● Task prompt
Leave the pictures out. Retype exactly the lines below from the one containing "Convert this diagram to TikZ code." through the one containing "(title) at (313,57)", and no others.
---------- Records supplied
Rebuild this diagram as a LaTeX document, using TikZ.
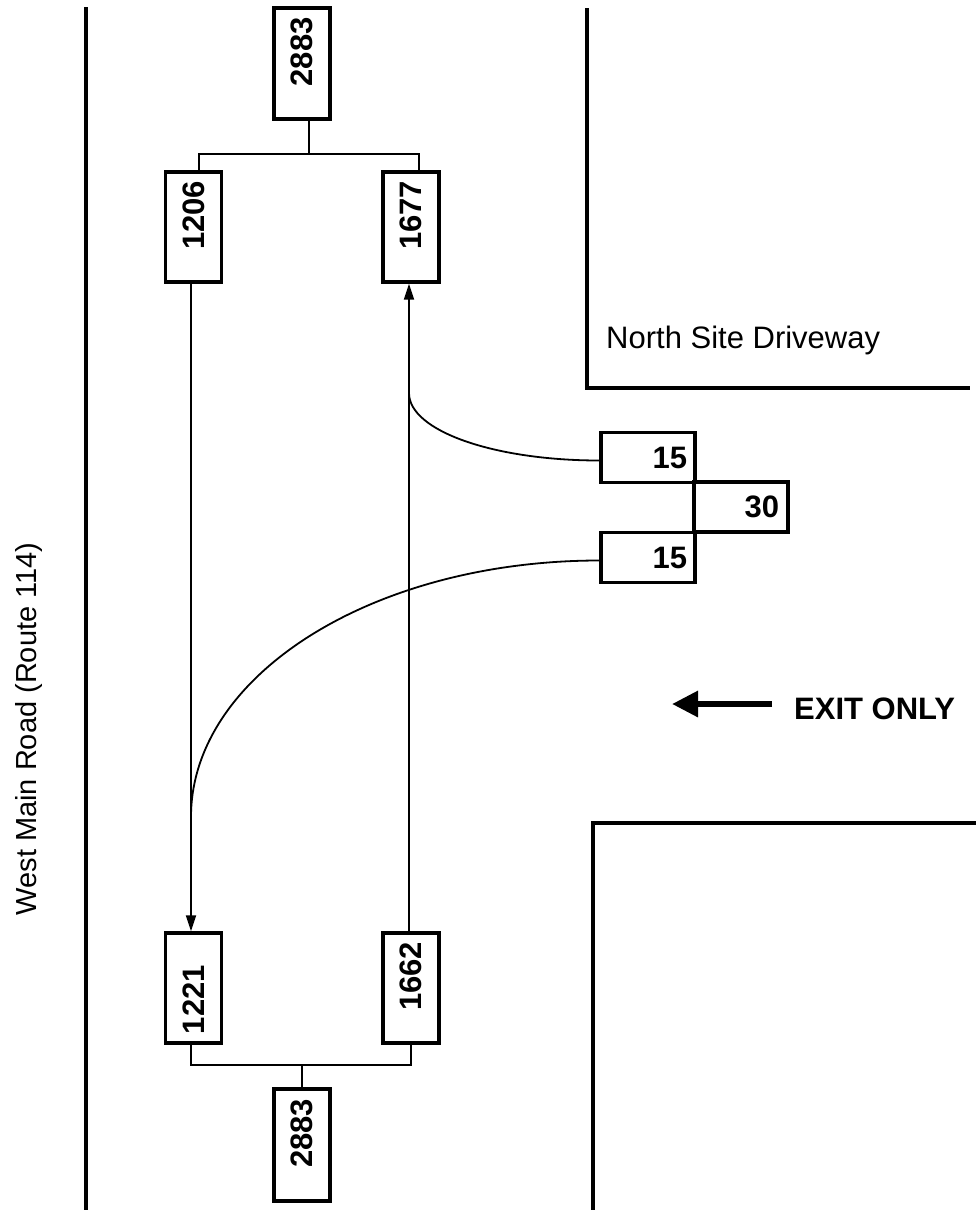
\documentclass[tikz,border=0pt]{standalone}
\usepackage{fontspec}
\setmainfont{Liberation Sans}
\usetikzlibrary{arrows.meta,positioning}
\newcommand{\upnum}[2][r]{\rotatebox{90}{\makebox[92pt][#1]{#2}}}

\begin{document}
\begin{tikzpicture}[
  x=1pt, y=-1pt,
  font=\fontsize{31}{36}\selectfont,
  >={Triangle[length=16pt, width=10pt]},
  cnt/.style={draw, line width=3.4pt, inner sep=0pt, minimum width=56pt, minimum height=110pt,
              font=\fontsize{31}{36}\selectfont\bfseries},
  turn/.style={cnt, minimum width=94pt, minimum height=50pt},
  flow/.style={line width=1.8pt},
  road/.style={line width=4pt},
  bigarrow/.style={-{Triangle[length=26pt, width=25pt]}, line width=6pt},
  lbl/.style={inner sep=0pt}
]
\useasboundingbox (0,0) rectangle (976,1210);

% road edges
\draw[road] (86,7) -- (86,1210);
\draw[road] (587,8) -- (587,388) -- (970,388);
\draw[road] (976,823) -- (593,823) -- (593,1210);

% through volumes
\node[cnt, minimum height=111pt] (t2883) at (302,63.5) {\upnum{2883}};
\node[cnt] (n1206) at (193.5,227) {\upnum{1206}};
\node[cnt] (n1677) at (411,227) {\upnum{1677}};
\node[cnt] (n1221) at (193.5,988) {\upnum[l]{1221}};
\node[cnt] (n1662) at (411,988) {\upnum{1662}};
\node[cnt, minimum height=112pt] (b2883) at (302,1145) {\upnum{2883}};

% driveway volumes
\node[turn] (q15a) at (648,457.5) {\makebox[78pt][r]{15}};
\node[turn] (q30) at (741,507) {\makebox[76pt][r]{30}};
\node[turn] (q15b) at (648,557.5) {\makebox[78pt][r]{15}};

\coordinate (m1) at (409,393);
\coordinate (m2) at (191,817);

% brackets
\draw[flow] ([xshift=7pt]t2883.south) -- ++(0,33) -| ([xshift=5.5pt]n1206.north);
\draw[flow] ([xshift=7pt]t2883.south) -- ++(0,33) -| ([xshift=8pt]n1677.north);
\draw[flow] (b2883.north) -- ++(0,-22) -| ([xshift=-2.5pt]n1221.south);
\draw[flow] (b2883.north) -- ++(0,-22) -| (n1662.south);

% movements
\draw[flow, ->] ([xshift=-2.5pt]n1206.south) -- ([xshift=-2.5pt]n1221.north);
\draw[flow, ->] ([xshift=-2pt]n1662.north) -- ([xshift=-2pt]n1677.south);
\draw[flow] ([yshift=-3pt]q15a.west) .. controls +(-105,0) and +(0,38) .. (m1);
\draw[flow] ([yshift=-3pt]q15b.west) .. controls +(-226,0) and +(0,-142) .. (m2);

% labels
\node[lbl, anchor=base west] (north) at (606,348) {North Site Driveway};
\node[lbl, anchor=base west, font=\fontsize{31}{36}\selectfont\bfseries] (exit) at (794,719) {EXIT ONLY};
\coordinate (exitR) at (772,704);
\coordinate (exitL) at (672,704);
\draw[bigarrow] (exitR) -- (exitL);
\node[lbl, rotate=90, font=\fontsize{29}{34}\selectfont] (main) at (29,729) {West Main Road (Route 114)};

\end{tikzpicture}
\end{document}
--------------------
---------- Records supplied
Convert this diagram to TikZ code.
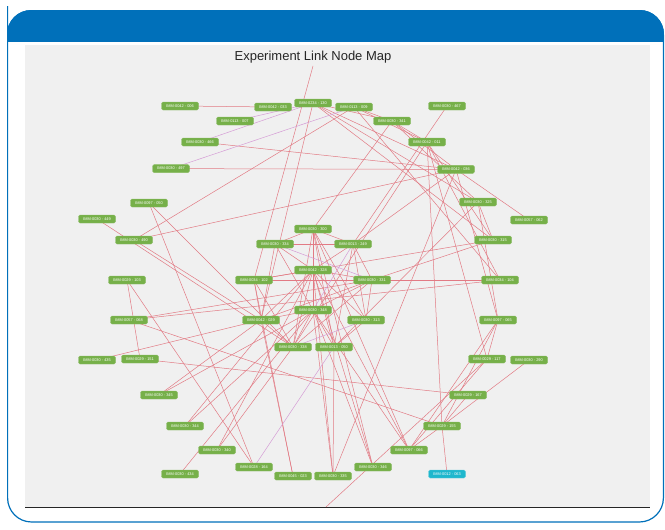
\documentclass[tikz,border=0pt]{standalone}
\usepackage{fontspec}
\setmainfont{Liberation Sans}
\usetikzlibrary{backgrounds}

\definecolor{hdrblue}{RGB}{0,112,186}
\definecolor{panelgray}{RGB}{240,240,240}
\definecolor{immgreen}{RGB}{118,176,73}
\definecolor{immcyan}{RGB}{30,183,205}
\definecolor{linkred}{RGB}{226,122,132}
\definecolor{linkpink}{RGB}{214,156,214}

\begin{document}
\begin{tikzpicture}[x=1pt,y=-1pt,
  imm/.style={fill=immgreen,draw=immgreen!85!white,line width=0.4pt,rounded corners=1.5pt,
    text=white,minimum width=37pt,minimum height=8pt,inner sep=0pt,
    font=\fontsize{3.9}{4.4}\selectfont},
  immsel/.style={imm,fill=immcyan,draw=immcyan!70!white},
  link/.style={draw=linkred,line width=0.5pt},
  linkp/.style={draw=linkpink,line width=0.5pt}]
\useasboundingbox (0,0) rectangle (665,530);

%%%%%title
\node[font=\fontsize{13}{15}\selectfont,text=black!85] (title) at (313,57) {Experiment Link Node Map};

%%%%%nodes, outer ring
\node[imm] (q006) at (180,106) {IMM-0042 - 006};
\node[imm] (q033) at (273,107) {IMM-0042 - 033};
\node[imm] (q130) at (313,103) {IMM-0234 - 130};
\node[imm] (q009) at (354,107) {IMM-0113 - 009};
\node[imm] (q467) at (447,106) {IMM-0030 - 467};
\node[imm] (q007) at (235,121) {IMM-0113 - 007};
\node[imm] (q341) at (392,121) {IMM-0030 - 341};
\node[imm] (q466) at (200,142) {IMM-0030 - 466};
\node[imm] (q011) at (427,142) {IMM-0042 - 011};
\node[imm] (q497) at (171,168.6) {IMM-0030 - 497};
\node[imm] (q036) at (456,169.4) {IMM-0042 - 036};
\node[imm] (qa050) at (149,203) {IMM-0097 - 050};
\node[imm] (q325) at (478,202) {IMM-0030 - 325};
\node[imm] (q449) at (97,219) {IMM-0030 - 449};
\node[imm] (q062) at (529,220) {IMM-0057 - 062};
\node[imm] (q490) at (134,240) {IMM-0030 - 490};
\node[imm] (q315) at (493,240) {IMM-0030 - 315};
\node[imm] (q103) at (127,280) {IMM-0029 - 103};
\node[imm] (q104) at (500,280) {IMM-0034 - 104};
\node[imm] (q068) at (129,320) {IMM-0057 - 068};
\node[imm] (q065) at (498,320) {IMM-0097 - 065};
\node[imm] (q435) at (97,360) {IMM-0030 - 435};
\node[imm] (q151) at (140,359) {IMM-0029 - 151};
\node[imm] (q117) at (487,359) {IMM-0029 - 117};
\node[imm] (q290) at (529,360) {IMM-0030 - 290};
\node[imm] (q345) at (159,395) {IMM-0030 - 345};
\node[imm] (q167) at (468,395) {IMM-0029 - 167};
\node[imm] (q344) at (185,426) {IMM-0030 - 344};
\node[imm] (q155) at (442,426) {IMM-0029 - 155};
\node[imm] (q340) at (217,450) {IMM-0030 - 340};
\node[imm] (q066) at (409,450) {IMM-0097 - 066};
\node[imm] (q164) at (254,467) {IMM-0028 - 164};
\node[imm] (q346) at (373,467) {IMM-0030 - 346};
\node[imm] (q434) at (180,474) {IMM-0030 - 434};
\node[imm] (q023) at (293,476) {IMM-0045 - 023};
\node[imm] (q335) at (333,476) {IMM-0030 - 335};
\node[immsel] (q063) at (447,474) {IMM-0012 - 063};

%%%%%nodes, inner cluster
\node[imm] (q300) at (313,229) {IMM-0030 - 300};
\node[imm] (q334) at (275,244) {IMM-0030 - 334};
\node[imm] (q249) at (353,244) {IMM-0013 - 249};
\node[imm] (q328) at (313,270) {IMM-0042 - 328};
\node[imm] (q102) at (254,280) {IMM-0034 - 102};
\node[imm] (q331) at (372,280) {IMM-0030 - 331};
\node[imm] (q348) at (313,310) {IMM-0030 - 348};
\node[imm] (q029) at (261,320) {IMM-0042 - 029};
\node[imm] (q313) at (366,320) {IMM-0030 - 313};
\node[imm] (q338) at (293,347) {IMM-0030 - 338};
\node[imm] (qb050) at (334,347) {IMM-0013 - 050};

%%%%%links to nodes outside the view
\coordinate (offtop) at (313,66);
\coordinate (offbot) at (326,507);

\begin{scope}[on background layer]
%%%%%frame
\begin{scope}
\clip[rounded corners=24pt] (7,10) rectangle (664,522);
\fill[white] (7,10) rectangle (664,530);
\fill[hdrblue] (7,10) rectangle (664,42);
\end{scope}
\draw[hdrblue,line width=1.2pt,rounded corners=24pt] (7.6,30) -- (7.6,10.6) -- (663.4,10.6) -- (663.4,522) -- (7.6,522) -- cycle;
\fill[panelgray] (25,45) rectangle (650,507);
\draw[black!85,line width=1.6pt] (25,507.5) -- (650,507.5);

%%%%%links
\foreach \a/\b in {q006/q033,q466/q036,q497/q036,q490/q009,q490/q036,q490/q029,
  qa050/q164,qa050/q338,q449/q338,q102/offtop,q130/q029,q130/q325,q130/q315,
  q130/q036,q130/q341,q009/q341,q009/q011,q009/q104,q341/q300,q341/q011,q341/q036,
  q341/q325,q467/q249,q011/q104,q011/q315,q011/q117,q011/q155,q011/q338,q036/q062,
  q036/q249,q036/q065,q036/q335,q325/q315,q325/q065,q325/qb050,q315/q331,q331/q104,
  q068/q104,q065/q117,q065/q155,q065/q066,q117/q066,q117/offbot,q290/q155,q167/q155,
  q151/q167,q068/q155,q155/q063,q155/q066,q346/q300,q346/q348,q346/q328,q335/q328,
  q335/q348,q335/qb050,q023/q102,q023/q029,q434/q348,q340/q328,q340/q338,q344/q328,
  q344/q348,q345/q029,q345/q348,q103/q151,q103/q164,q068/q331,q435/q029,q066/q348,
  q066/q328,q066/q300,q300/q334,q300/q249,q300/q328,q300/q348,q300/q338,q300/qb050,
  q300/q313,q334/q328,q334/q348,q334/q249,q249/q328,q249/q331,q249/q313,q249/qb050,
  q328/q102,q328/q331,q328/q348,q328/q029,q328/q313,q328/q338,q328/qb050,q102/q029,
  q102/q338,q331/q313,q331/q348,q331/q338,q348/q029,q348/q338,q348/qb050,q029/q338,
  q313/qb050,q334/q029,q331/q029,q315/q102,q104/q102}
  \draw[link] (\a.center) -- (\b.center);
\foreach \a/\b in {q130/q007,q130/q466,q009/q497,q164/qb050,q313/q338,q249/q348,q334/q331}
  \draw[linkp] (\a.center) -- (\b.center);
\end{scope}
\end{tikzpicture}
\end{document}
--------------------
● Full output
Convert this diagram to TikZ code.
\documentclass[tikz,border=0pt]{standalone}
\usepackage{fontspec}
\setmainfont{Liberation Sans}
\usetikzlibrary{backgrounds}

\definecolor{hdrblue}{RGB}{0,112,186}
\definecolor{panelgray}{RGB}{240,240,240}
\definecolor{immgreen}{RGB}{118,176,73}
\definecolor{immcyan}{RGB}{30,183,205}
\definecolor{linkred}{RGB}{226,122,132}
\definecolor{linkpink}{RGB}{214,156,214}

\begin{document}
\begin{tikzpicture}[x=1pt,y=-1pt,
  imm/.style={fill=immgreen,draw=immgreen!85!white,line width=0.4pt,rounded corners=1.5pt,
    text=white,minimum width=37pt,minimum height=8pt,inner sep=0pt,
    font=\fontsize{3.9}{4.4}\selectfont},
  immsel/.style={imm,fill=immcyan,draw=immcyan!70!white},
  link/.style={draw=linkred,line width=0.5pt},
  linkp/.style={draw=linkpink,line width=0.5pt}]
\useasboundingbox (0,0) rectangle (665,530);

%%%%%title
\node[font=\fontsize{13}{15}\selectfont,text=black!85] (title) at (313,57) {Experiment Link Node Map};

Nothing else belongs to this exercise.